EVERGREEN — Because Mrs. Wynn has a habit of entering whatever sweepstakes, contest or drawing shows up in her daily mail, she wasn’t entirely skeptical when a man identifying himself as “Attorney Parker” phoned on March 4 to inform her that she’d just won $500,000. To ensure that nothing stood between her and her winnings, Mrs. Wynn informed an employee of her residential facility that Attorney Parker would be dropping by the next day to deliver her check and “get some tax information,” and she asked that he be shown directly to her room. Suspecting the odds favored some kind of confidence game, the employee told Mrs. Wynn that Attorney Parker was likely a scam artist and promised he would not be allowed into the building under any circumstances. Perhaps accustomed to the cold shoulder, Attorney Parker placed a follow-up call to Mrs. Wynn the next day. Learning that he wouldn’t be able to meet with the lucky winner personally, he asked Mrs. Wynn for information regarding her “tax bracket.” Mrs. Wynn explained that she occupied “a very low tax bracket,” at least until Attorney Parker’s check cleared. “OK, thanks,” said Attorney Parker. “I’ll get back to you.” Mrs. Wynn hasn’t heard from him since. The doubtful employee informed JCSO of the exchange, and deputies asked to be informed if Attorney Parker makes any further attempts to counsel his client.
An open-and-shut case
CONIFER — After running a few errands on the morning of March 3, the Eagle Cliff Road resident returned home to discover her front door ajar. Inside, she further discovered her refrigerator door hanging open. Believing both conditions could have resulted from off-hour and unauthorized visitations by one of the several contractors engaged in remodeling her house, on the afternoon of March 3 she had all the locks changed. After running a few errands on the afternoon of March 4, however, she returned home to find her inside dog running around outside and the front door once again standing ajar. She summoned deputies to investigate, but officers could find no evidence of forced entry, and nothing appeared to be missing or manhandled. Aside from the contractors, she could think of no one capable of moving freely about the house in her absence, leaving a trail of open doors and refrigerators in their wake, and neither could her kids. Deputies scheduled extra patrols of her location and left the door open for further investigation.
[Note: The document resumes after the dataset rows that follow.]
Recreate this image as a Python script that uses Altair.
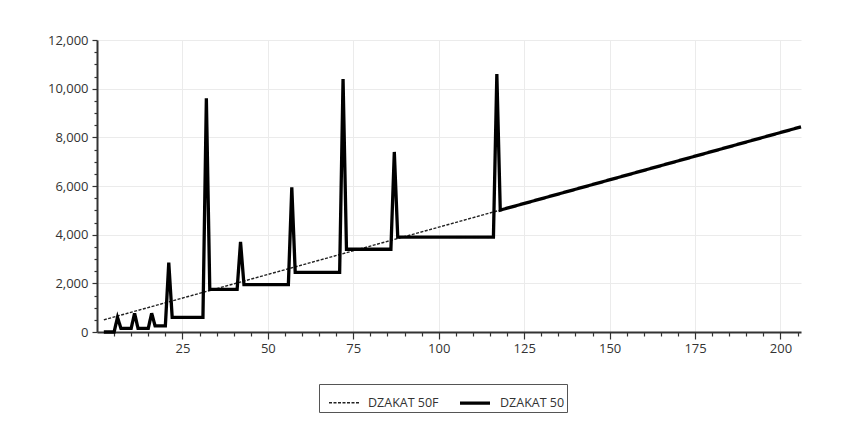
import altair as alt
import pandas as pd

# Series names
series_names = ["DZAKAT 50F", "DZAKAT 50"]

# DZAKAT_50F: straight reference line (end points)
x_50f = [2, 206]
y_50f = [500, 8430]

# DZAKAT_50: step series with spikes (break points)
x_50 = [2, 5, 6, 7, 10, 11, 12, 15, 16, 17, 20, 21, 22, 31, 32, 33, 41, 42, 43,
        56, 57, 58, 71, 72, 73, 86, 87, 88, 116, 117, 118, 206]
y_50 = [0, 0, 600, 150, 150, 770, 150, 150, 770, 250, 250, 2850, 600, 600, 9600,
        1750, 1750, 3700, 1950, 1950, 5950, 2450, 2450, 10400, 3400, 3400, 7400,
        3900, 3900, 10600, 5010, 8430]

# Axis tick values
x_ticks = list(range(5, 206, 5))
y_ticks = list(range(0, 12001, 500))

df = pd.concat([
    pd.DataFrame({"x": x_50f, "y": y_50f, "series": series_names[0]}),
    pd.DataFrame({"x": x_50, "y": y_50, "series": series_names[1]}),
])

font = "Open Sans"

x_axis = alt.Axis(
    values=x_ticks,
    labelExpr="datum.value % 25 === 0 ? datum.label : ''",
    title=None,
    grid=True,
    gridColor="#ebebeb",
    gridOpacity={"condition": {"test": "datum.value % 25 === 0", "value": 1}, "value": 0},
    tickSize={"condition": {"test": "datum.value % 25 === 0", "value": 7}, "value": 4},
    tickColor="#333",
    tickWidth=1.2,
    domainColor="#333",
    domainWidth=2,
    labelFont=font,
    labelFontSize=13,
    labelColor="#333",
    labelPadding=3,
)

y_axis = alt.Axis(
    values=y_ticks,
    labelExpr="datum.value % 2000 === 0 ? format(datum.value, ',') : ''",
    title=None,
    grid=True,
    gridColor="#ebebeb",
    gridOpacity={"condition": {"test": "datum.value % 2000 === 0", "value": 1}, "value": 0},
    tickSize={"condition": {"test": "datum.value % 2000 === 0", "value": 5}, "value": 3},
    tickColor="#333",
    tickWidth=1.2,
    domainColor="#333",
    domainWidth=2,
    labelFont=font,
    labelFontSize=13,
    labelColor="#333",
    labelPadding=4,
)

legend = alt.Legend(
    title=None,
    orient="none",
    legendX=222,
    legendY=344,
    direction="horizontal",
    symbolType="stroke",
    symbolSize=900,
    symbolOffset=7,
    labelFont=font,
    labelFontSize=12.5,
    labelColor="#333",
    labelExpr="datum.label + '\u00a0\u00a0'",
    strokeColor="#555",
    fillColor="white",
    padding=2,
    columnPadding=12,
    labelOffset=8,
)

chart = alt.Chart(df).mark_line(strokeJoin="miter").encode(
    x=alt.X("x:Q", scale=alt.Scale(domain=[0, 206], nice=False, zero=False), axis=x_axis),
    y=alt.Y("y:Q", scale=alt.Scale(domain=[0, 12000], nice=False), axis=y_axis),
    color=alt.Color("series:N", scale=alt.Scale(domain=series_names, range=["#222222", "#000000"]), legend=legend),
    strokeWidth=alt.StrokeWidth("series:N", scale=alt.Scale(domain=series_names, range=[1.4, 3.3]), legend=legend),
    strokeDash=alt.StrokeDash("series:N", scale=alt.Scale(domain=series_names, range=[[3, 1.5], [1, 0]]), legend=legend),
    order=alt.Order("series:N", sort="descending"),
).properties(
    width=704,
    height=292,
    autosize=alt.AutoSizeParams(type="none"),
    padding={"left": 89, "top": 32, "right": 53, "bottom": 90},
    background="white",
).configure_view(stroke=None)

chart.save("out.html", embed_options={"renderer": "svg", "actions": False})
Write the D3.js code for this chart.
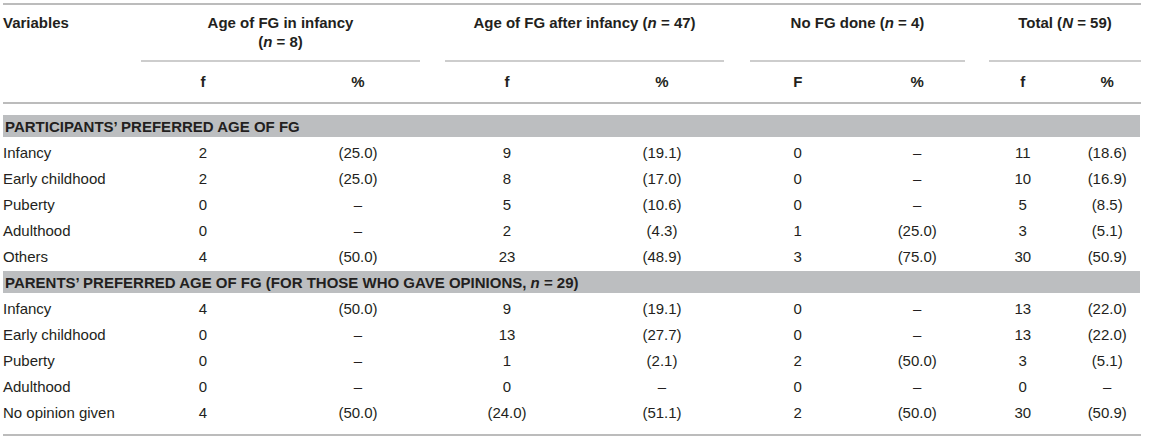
<!DOCTYPE html>
<html>
<head>
<meta charset="utf-8">
<script src="https://cdn.jsdelivr.net/npm/d3@7"></script>
<style>
  html, body { margin: 0; padding: 0; background: #fff; }
  svg { display: block; font-family: "Liberation Sans", Arial, Helvetica, sans-serif; }
  text { fill: #231f20; }
</style>
</head>
<body>
<svg id="chart" width="1163" height="441"></svg>
<script>
// ---------- DATA ----------
const groupTitles = ["Age of FG in infancy", "Age of FG after infancy", "No FG done", "Total"];
const groupNs = [["n", "8"], ["n", "47"], ["n", "4"], ["N", "59"]];
const subHeaders = [["f", "%"], ["f", "%"], ["F", "%"], ["f", "%"]];

const sectionTitles = [
  "PARTICIPANTS\u2019 PREFERRED AGE OF FG",
  "PARENTS\u2019 PREFERRED AGE OF FG (FOR THOSE WHO GAVE OPINIONS, "
];
const sectionN = [null, ["n", "29"]];

const participantRows = ["Infancy", "Early childhood", "Puberty", "Adulthood", "Others"];
const parentRows = ["Infancy", "Early childhood", "Puberty", "Adulthood", "No opinion given"];

// participants' preferred age (f, %) per group
const partInfancyF   = ["2", "2", "0", "0", "4"];
const partInfancyP   = ["(25.0)", "(25.0)", "\u2013", "\u2013", "(50.0)"];
const partAfterF     = ["9", "8", "5", "2", "23"];
const partAfterP     = ["(19.1)", "(17.0)", "(10.6)", "(4.3)", "(48.9)"];
const partNoneF      = ["0", "0", "0", "1", "3"];
const partNoneP      = ["\u2013", "\u2013", "\u2013", "(25.0)", "(75.0)"];
const partTotalF     = ["11", "10", "5", "3", "30"];
const partTotalP     = ["(18.6)", "(16.9)", "(8.5)", "(5.1)", "(50.9)"];

// parents' preferred age (f, %) per group
const parInfancyF    = ["4", "0", "0", "0", "4"];
const parInfancyP    = ["(50.0)", "\u2013", "\u2013", "\u2013", "(50.0)"];
const parAfterF      = ["9", "13", "1", "0", "(24.0)"];
const parAfterP      = ["(19.1)", "(27.7)", "(2.1)", "\u2013", "(51.1)"];
const parNoneF       = ["0", "0", "2", "0", "2"];
const parNoneP       = ["\u2013", "\u2013", "(50.0)", "\u2013", "(50.0)"];
const parTotalF      = ["13", "13", "3", "0", "30"];
const parTotalP      = ["(22.0)", "(22.0)", "(5.1)", "\u2013", "(50.9)"];

// ---------- LAYOUT ----------
const W = 1163;
const tableLeft = 3, tableRight = 1141;
const groupSpans = [[141, 420], [445, 724], [750, 965], [989, 1141]];
const lineColor = "#bcbcbc";
const bandColor = "#bcbec0";

const svg = d3.select("#chart");

// column scales per group
const colScales = groupSpans.map(s => d3.scalePoint().domain([0, 1]).range(s).padding(0.4));

// row scale
const rowKeys = ["s0"].concat(participantRows.map((d, i) => "a" + i), ["s1"], parentRows.map((d, i) => "b" + i));
const y = d3.scalePoint().domain(rowKeys).range([127, 413]);

// ---------- RULES ----------
function hline(x1, x2, yy, w) {
  svg.append("line").attr("x1", x1).attr("x2", x2).attr("y1", yy).attr("y2", yy)
    .attr("stroke", lineColor).attr("stroke-width", w);
}
hline(tableLeft, tableRight, 4, 2);
groupSpans.forEach(s => hline(s[0], s[1], 61, 1.5));
hline(tableLeft, tableRight, 103, 2);
hline(tableLeft, tableRight, 435, 2);

// ---------- HEADER ----------
const fs = 15;
svg.append("text").attr("x", tableLeft).attr("y", 23).attr("dy", "0.35em")
  .attr("font-size", fs).attr("font-weight", "bold").text("Variables");

groupTitles.forEach((t, i) => {
  const cx = (groupSpans[i][0] + groupSpans[i][1]) / 2;
  if (i === 0) {
    svg.append("text").attr("x", cx).attr("y", 23).attr("dy", "0.35em").attr("text-anchor", "middle")
      .attr("font-size", fs).attr("font-weight", "bold").text(t);
    const t2 = svg.append("text").attr("x", cx).attr("y", 42).attr("dy", "0.35em").attr("text-anchor", "middle")
      .attr("font-size", fs).attr("font-weight", "bold");
    t2.append("tspan").text("(");
    t2.append("tspan").attr("font-style", "italic").text(groupNs[i][0]);
    t2.append("tspan").text(" = " + groupNs[i][1] + ")");
  } else {
    const tt = svg.append("text").attr("x", cx).attr("y", 23).attr("dy", "0.35em").attr("text-anchor", "middle")
      .attr("font-size", fs).attr("font-weight", "bold");
    tt.append("tspan").text(t + " (");
    tt.append("tspan").attr("font-style", "italic").text(groupNs[i][0]);
    tt.append("tspan").text(" = " + groupNs[i][1] + ")");
  }
  subHeaders[i].forEach((h, j) => {
    svg.append("text").attr("x", colScales[i](j)).attr("y", 82).attr("dy", "0.35em")
      .attr("text-anchor", "middle").attr("font-size", fs).attr("font-weight", "bold").text(h);
  });
});

// ---------- SECTIONS ----------
sectionTitles.forEach((t, k) => {
  const yy = y("s" + k);
  svg.append("rect").attr("x", tableLeft).attr("y", yy - 12).attr("width", tableRight - tableLeft - 1)
    .attr("height", 22).attr("fill", bandColor);
  const tx = svg.append("text").attr("x", tableLeft + 2).attr("y", yy).attr("dy", "0.35em")
    .attr("font-size", fs).attr("font-weight", "bold");
  tx.append("tspan").text(t);
  if (sectionN[k]) {
    tx.append("tspan").attr("font-style", "italic").text(sectionN[k][0]);
    tx.append("tspan").text(" = " + sectionN[k][1] + ")");
  }
});

// ---------- BODY ----------
const sections = [
  { prefix: "a", labels: participantRows,
    cols: [partInfancyF, partInfancyP, partAfterF, partAfterP, partNoneF, partNoneP, partTotalF, partTotalP] },
  { prefix: "b", labels: parentRows,
    cols: [parInfancyF, parInfancyP, parAfterF, parAfterP, parNoneF, parNoneP, parTotalF, parTotalP] }
];

sections.forEach(sec => {
  const g = svg.append("g");
  g.selectAll("text.lab").data(sec.labels).join("text").attr("class", "lab")
    .attr("x", tableLeft).attr("y", (d, i) => y(sec.prefix + i)).attr("dy", "0.35em")
    .attr("font-size", fs).text(d => d);
  sec.cols.forEach((col, c) => {
    const gi = Math.floor(c / 2), sj = c % 2;
    g.selectAll("text.c" + c).data(col).join("text").attr("class", "c" + c)
      .attr("x", colScales[gi](sj)).attr("y", (d, i) => y(sec.prefix + i)).attr("dy", "0.35em")
      .attr("text-anchor", "middle").attr("font-size", fs).text(d => d);
  });
});
</script>
</body>
</html>
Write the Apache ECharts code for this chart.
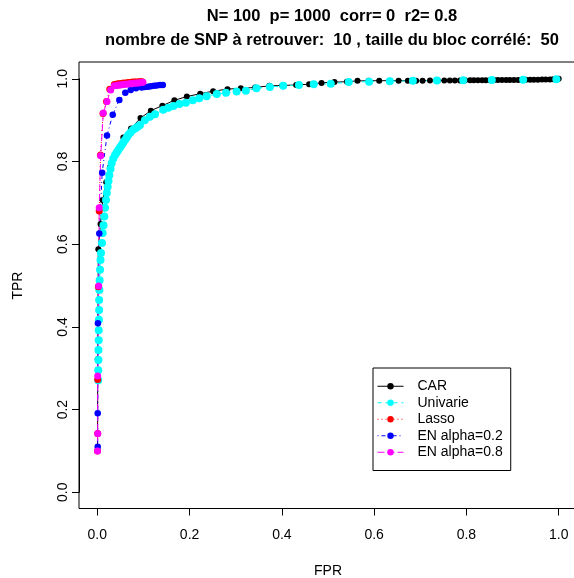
<!DOCTYPE html>
<html>
<head>
<meta charset="utf-8">
<script src="https://cdn.jsdelivr.net/npm/echarts@6/dist/echarts.min.js"></script>
<style>html,body{margin:0;padding:0;background:#fff;}#c{width:574px;height:578px;}</style>
</head>
<body>
<div id="c"></div>
<script>
var titleLines = ['N= 100  p= 1000  corr= 0  r2= 0.8', 'nombre de SNP \u00e0 retrouver:  10 , taille du bloc corr\u00e9l\u00e9:  50'];
var xTickLabels = ['0.0','0.2','0.4','0.6','0.8','1.0'];
var yTickLabels = ['0.0','0.2','0.4','0.6','0.8','1.0'];
var seriesNames = ['CAR','Univarie','Lasso','EN alpha=0.2','EN alpha=0.8'];

var carX = [0.0004,0.0009,0.0022,0.007,0.0117,0.0193,0.0275,0.0401,0.0564,0.073,0.0936,0.116,0.141,0.167,0.194,0.223,0.251,0.282,0.311,0.342,0.373,0.401,0.431,0.459,0.486,0.514,0.541,0.564,0.588,0.611,0.633,0.653,0.673,0.691,0.705,0.721,0.738,0.752,0.764,0.775,0.786,0.797,0.808,0.816,0.825,0.834,0.842,0.851,0.860,0.868,0.877,0.886,0.894,0.903,0.912,0.920,0.929,0.938,0.946,0.955,0.964,0.972,0.981,0.988,1.0];
var carY = [0.100,0.322,0.588,0.649,0.706,0.750,0.786,0.821,0.858,0.880,0.905,0.923,0.935,0.948,0.957,0.964,0.970,0.975,0.977,0.979,0.983,0.984,0.985,0.987,0.990,0.992,0.993,0.995,0.9952,0.9954,0.9954,0.9954,0.9954,0.9954,0.9955,0.9956,0.9956,0.9958,0.9958,0.996,0.996,0.9962,0.9962,0.9963,0.9964,0.9965,0.9966,0.9967,0.9968,0.9969,0.997,0.9971,0.9972,0.9973,0.9974,0.9975,0.9976,0.9977,0.9978,0.998,0.9982,0.9984,0.9985,0.9987,1.0];

var uniX = [0.002,0.002,0.0025,0.0025,0.003,0.003,0.0035,0.004,0.004,0.0045,0.005,0.006,0.007,0.008,0.0102,0.0117,0.0134,0.0152,0.0167,0.0189,0.0206,0.0225,0.0243,0.026,0.0286,0.0312,0.0347,0.0384,0.042,0.0455,0.0492,0.0529,0.0564,0.060,0.0637,0.0672,0.072,0.0767,0.0821,0.0876,0.0925,0.103,0.114,0.125,0.143,0.154,0.165,0.178,0.192,0.207,0.221,0.237,0.259,0.279,0.302,0.322,0.345,0.374,0.403,0.437,0.469,0.506,0.545,0.589,0.634,0.684,0.736,0.793,0.855,0.923,0.995];
var uniY = [0.271,0.295,0.320,0.344,0.368,0.392,0.417,0.441,0.465,0.489,0.513,0.538,0.562,0.579,0.603,0.627,0.646,0.667,0.688,0.707,0.724,0.739,0.753,0.767,0.782,0.796,0.807,0.816,0.822,0.828,0.834,0.840,0.846,0.852,0.858,0.864,0.870,0.876,0.880,0.884,0.888,0.900,0.908,0.914,0.925,0.930,0.934,0.939,0.942,0.948,0.953,0.958,0.963,0.966,0.969,0.971,0.977,0.980,0.983,0.985,0.987,0.988,0.992,0.993,0.994,0.995,0.996,0.9966,0.997,0.9978,0.9988];

var lasX = [0.0004,0.0009,0.0009,0.0022,0.0041,0.007,0.0124,0.020,0.027,0.0368,0.041,0.045,0.049,0.054,0.058,0.063,0.067,0.072,0.076,0.081,0.085,0.090,0.094,0.097];
var lasY = [0.100,0.142,0.273,0.497,0.680,0.816,0.916,0.945,0.975,0.986,0.987,0.988,0.988,0.989,0.990,0.990,0.991,0.991,0.992,0.992,0.9925,0.993,0.993,0.993];

var en2X = [0.0009,0.0009,0.0013,0.0043,0.0106,0.021,0.0334,0.0477,0.0607,0.0724,0.0839,0.0962,0.103,0.110,0.116,0.123,0.129,0.136,0.142];
var en2Y = [0.110,0.191,0.409,0.626,0.773,0.863,0.913,0.949,0.966,0.973,0.977,0.979,0.980,0.981,0.982,0.983,0.984,0.985,0.985];

var en8X = [0.0004,0.0009,0.0009,0.003,0.0041,0.0074,0.013,0.021,0.029,0.0368,0.043,0.047,0.051,0.056,0.060,0.064,0.069,0.073,0.077,0.082,0.086,0.090,0.095,0.099];
var en8Y = [0.100,0.142,0.281,0.499,0.688,0.814,0.917,0.945,0.973,0.983,0.984,0.985,0.985,0.986,0.987,0.987,0.988,0.988,0.989,0.989,0.990,0.990,0.991,0.9915];

function zip(a, b) { return a.map(function (v, i) { return [v, b[i]]; }); }

var FONT = 'Liberation Sans, Arial, sans-serif';
var chart = echarts.init(document.getElementById('c'), null, {renderer: 'canvas'});

function mk(name, xs, ys, color, dash, size) {
  return {
    name: name, type: 'line', data: zip(xs, ys), clip: false,
    symbol: 'circle', symbolSize: size, showSymbol: true,
    itemStyle: {color: color, borderWidth: 0},
    lineStyle: {color: color, width: 1, type: dash},
    emphasis: {disabled: true}, z: 2
  };
}

chart.setOption({
  animation: false,
  backgroundColor: '#fff',
  grid: {left: 97.3, top: 78.8, width: 461.4, height: 413.5, containLabel: false, outerBoundsMode: 'none'},
  xAxis: {
    type: 'value', min: 0, max: 1, interval: 0.2, offset: 16.2,
    axisLine: {show: true, onZero: false, lineStyle: {color: '#000', width: 1}},
    axisTick: {show: true, length: 7, lineStyle: {color: '#000'}},
    splitLine: {show: false},
    axisLabel: {margin: 20, fontSize: 14, fontFamily: FONT, color: '#000',
      formatter: function (v) { return xTickLabels[Math.round(v / 0.2)]; }},
    name: 'FPR', nameLocation: 'middle', nameGap: 56,
    nameTextStyle: {fontSize: 14, fontFamily: FONT, color: '#000'}
  },
  yAxis: {
    type: 'value', min: 0, max: 1, interval: 0.2, offset: 18.3,
    axisLine: {show: true, onZero: false, lineStyle: {color: '#000', width: 1}},
    axisTick: {show: true, length: 7, lineStyle: {color: '#000'}},
    splitLine: {show: false},
    axisLabel: {margin: 9, rotate: 90, fontSize: 14, fontFamily: FONT, color: '#000',
      formatter: function (v) { return yTickLabels[Math.round(v / 0.2)]; }},
    name: 'TPR', nameLocation: 'middle', nameGap: 54,
    nameTextStyle: {fontSize: 14, fontFamily: FONT, color: '#000'}
  },
  legend: {
    orient: 'vertical', left: 373, top: 368,
    padding: [10, 8, 10, 4], itemGap: 0, itemWidth: 26, itemHeight: 8,
    borderColor: '#000', borderWidth: 1, backgroundColor: '#fff',
    lineStyle: {width: 1},
    textStyle: {fontSize: 14, fontFamily: FONT, color: '#000', lineHeight: 16.5, padding: [0, 0, 0, 9]},
    data: seriesNames, selectedMode: false
  },
  graphic: [
    {type: 'rect', shape: {x: 79, y: 62, width: 498, height: 446.5},
     style: {fill: null, stroke: '#000', lineWidth: 1}, silent: true, z: 1},
    {type: 'text', x: 332, y: 8, style: {text: titleLines[0], font: 'bold 16.5px ' + FONT, fill: '#000', align: 'center'}},
    {type: 'text', x: 332, y: 32, style: {text: titleLines[1], font: 'bold 16.5px ' + FONT, fill: '#000', align: 'center'}}
  ],
  series: [
    mk(seriesNames[0], carX, carY, '#000000', 'solid', 6),
    mk(seriesNames[1], uniX, uniY, '#00FFFF', [4, 4], 8),
    mk(seriesNames[2], lasX, lasY, '#FF0000', [1, 3], 7),
    mk(seriesNames[3], en2X, en2Y, '#0000FF', [1, 3, 4, 3], 6.5),
    mk(seriesNames[4], en8X, en8Y, '#FF00FF', [7, 3], 7)
  ]
});
</script>
</body>
</html>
NORTH TURKEY CREEK — Feeling nostalgic on the afternoon of March 7, the reflective fellow rang the elementary school’s front doorbell and was buzzed into the front office. He introduced himself as a proud alumnus, and begged leave to “walk around and see what’s changed.” His name being familiar to at least one staffer, he was granted permission to take a stroll down memory lane so long as he didn’t enter any classrooms. About 10 minutes later, the school’s principal encountered the sentimental sightseer in the hallway and asked him what business he had in the building. “I’m looking for chalk,” the fellow replied. The principal immediately escorted the former student out of the building “through the nearest door” and called JCSO. The grade-school gadabout was long gone by the time deputies arrived, but a few minutes alone with his permanent record revealed that he had, indeed, been a student there some 20 years previous, that he had no criminal entanglements, and that he’d been booted out of Conifer High School for aggravated rubber-necking in 2005. The principal said the gawker should consider himself expelled for all time.